Work to do: Set down each line of the material that follows, exactly, with no pictures.

Information shown:

::::

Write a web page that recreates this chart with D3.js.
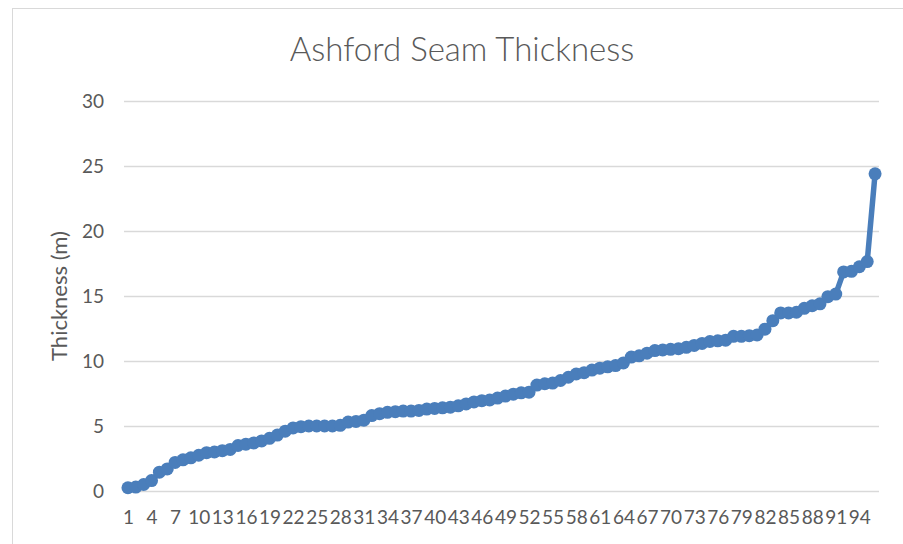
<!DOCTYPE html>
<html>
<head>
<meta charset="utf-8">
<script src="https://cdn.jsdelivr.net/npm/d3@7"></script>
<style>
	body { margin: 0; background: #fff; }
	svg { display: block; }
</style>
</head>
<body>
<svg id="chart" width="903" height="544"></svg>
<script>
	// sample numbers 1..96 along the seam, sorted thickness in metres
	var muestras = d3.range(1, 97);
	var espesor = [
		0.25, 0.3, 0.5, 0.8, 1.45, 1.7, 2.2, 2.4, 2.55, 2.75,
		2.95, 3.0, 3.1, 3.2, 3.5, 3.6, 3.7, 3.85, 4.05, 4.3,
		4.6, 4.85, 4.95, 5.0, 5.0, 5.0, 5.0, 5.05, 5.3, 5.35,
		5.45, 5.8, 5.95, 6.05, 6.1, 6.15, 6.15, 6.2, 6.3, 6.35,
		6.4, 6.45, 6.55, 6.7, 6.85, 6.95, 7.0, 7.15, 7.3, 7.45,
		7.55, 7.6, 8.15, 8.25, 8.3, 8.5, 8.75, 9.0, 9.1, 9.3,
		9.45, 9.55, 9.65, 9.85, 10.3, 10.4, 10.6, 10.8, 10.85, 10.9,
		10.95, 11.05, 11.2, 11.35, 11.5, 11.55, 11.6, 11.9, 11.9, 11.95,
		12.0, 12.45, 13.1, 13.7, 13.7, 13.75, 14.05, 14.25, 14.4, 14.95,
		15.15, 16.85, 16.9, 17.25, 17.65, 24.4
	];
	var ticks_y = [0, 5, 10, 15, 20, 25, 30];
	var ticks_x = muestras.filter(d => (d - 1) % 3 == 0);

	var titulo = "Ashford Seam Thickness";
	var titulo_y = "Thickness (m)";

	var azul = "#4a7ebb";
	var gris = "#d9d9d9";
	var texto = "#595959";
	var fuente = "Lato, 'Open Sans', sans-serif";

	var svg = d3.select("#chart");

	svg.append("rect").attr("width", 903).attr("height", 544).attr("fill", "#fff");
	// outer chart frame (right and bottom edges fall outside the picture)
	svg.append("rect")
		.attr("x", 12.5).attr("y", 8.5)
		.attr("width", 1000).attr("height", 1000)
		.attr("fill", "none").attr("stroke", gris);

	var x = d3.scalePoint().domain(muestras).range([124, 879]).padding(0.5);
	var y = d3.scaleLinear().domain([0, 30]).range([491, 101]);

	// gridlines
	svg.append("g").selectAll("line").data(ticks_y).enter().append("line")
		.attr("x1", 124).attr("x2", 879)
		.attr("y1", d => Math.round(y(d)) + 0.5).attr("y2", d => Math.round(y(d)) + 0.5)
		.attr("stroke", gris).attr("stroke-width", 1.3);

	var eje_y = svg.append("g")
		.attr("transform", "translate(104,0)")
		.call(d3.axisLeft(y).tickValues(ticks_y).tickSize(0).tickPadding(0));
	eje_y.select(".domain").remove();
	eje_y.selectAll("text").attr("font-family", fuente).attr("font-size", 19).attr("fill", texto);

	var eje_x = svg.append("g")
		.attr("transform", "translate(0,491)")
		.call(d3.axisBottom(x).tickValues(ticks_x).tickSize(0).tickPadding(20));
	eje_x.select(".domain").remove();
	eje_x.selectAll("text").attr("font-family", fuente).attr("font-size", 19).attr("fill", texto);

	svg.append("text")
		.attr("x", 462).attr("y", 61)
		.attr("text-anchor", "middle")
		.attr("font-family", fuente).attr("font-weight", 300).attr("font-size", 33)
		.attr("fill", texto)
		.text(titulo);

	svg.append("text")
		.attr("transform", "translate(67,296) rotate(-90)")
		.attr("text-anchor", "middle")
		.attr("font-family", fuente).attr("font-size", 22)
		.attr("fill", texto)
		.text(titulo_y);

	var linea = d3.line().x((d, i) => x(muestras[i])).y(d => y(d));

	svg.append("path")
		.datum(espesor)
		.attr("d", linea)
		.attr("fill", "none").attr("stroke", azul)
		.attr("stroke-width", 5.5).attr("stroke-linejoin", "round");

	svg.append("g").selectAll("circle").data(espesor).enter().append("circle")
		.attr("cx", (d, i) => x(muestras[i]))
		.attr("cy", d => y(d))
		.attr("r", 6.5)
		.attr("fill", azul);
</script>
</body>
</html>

::::

Final answer:
Write a web page that recreates this chart with D3.js.
<!DOCTYPE html>
<html>
<head>
<meta charset="utf-8">
<script src="https://cdn.jsdelivr.net/npm/d3@7"></script>
<style>
	body { margin: 0; background: #fff; }
	svg { display: block; }
</style>
</head>
<body>
<svg id="chart" width="903" height="544"></svg>
<script>
	// sample numbers 1..96 along the seam, sorted thickness in metres
	var muestras = d3.range(1, 97);
	var espesor = [
		0.25, 0.3, 0.5, 0.8, 1.45, 1.7, 2.2, 2.4, 2.55, 2.75,
		2.95, 3.0, 3.1, 3.2, 3.5, 3.6, 3.7, 3.85, 4.05, 4.3,
		4.6, 4.85, 4.95, 5.0, 5.0, 5.0, 5.0, 5.05, 5.3, 5.35,
		5.45, 5.8, 5.95, 6.05, 6.1, 6.15, 6.15, 6.2, 6.3, 6.35,
		6.4, 6.45, 6.55, 6.7, 6.85, 6.95, 7.0, 7.15, 7.3, 7.45,
		7.55, 7.6, 8.15, 8.25, 8.3, 8.5, 8.75, 9.0, 9.1, 9.3,
		9.45, 9.55, 9.65, 9.85, 10.3, 10.4, 10.6, 10.8, 10.85, 10.9,
		10.95, 11.05, 11.2, 11.35, 11.5, 11.55, 11.6, 11.9, 11.9, 11.95,
		12.0, 12.45, 13.1, 13.7, 13.7, 13.75, 14.05, 14.25, 14.4, 14.95,
		15.15, 16.85, 16.9, 17.25, 17.65, 24.4
	];
	var ticks_y = [0, 5, 10, 15, 20, 25, 30];
	var ticks_x = muestras.filter(d => (d - 1) % 3 == 0);

	var titulo = "Ashford Seam Thickness";
	var titulo_y = "Thickness (m)";

	var azul = "#4a7ebb";
	var gris = "#d9d9d9";
	var texto = "#595959";
	var fuente = "Lato, 'Open Sans', sans-serif";

	var svg = d3.select("#chart");

	svg.append("rect").attr("width", 903).attr("height", 544).attr("fill", "#fff");
	// outer chart frame (right and bottom edges fall outside the picture)
	svg.append("rect")
		.attr("x", 12.5).attr("y", 8.5)
		.attr("width", 1000).attr("height", 1000)
		.attr("fill", "none").attr("stroke", gris);

	var x = d3.scalePoint().domain(muestras).range([124, 879]).padding(0.5);
	var y = d3.scaleLinear().domain([0, 30]).range([491, 101]);

	// gridlines
	svg.append("g").selectAll("line").data(ticks_y).enter().append("line")
		.attr("x1", 124).attr("x2", 879)
		.attr("y1", d => Math.round(y(d)) + 0.5).attr("y2", d => Math.round(y(d)) + 0.5)
		.attr("stroke", gris).attr("stroke-width", 1.3);

	var eje_y = svg.append("g")
		.attr("transform", "translate(104,0)")
		.call(d3.axisLeft(y).tickValues(ticks_y).tickSize(0).tickPadding(0));
	eje_y.select(".domain").remove();
	eje_y.selectAll("text").attr("font-family", fuente).attr("font-size", 19).attr("fill", texto);

	var eje_x = svg.append("g")
		.attr("transform", "translate(0,491)")
		.call(d3.axisBottom(x).tickValues(ticks_x).tickSize(0).tickPadding(20));
	eje_x.select(".domain").remove();
	eje_x.selectAll("text").attr("font-family", fuente).attr("font-size", 19).attr("fill", texto);

	svg.append("text")
		.attr("x", 462).attr("y", 61)
		.attr("text-anchor", "middle")
		.attr("font-family", fuente).attr("font-weight", 300).attr("font-size", 33)
		.attr("fill", texto)
		.text(titulo);

	svg.append("text")
		.attr("transform", "translate(67,296) rotate(-90)")
		.attr("text-anchor", "middle")
		.attr("font-family", fuente).attr("font-size", 22)
		.attr("fill", texto)
		.text(titulo_y);

	var linea = d3.line().x((d, i) => x(muestras[i])).y(d => y(d));

	svg.append("path")
		.datum(espesor)
		.attr("d", linea)
		.attr("fill", "none").attr("stroke", azul)
		.attr("stroke-width", 5.5).attr("stroke-linejoin", "round");

	svg.append("g").selectAll("circle").data(espesor).enter().append("circle")
		.attr("cx", (d, i) => x(muestras[i]))
		.attr("cy", d => y(d))
		.attr("r", 6.5)
		.attr("fill", azul);
</script>
</body>
</html>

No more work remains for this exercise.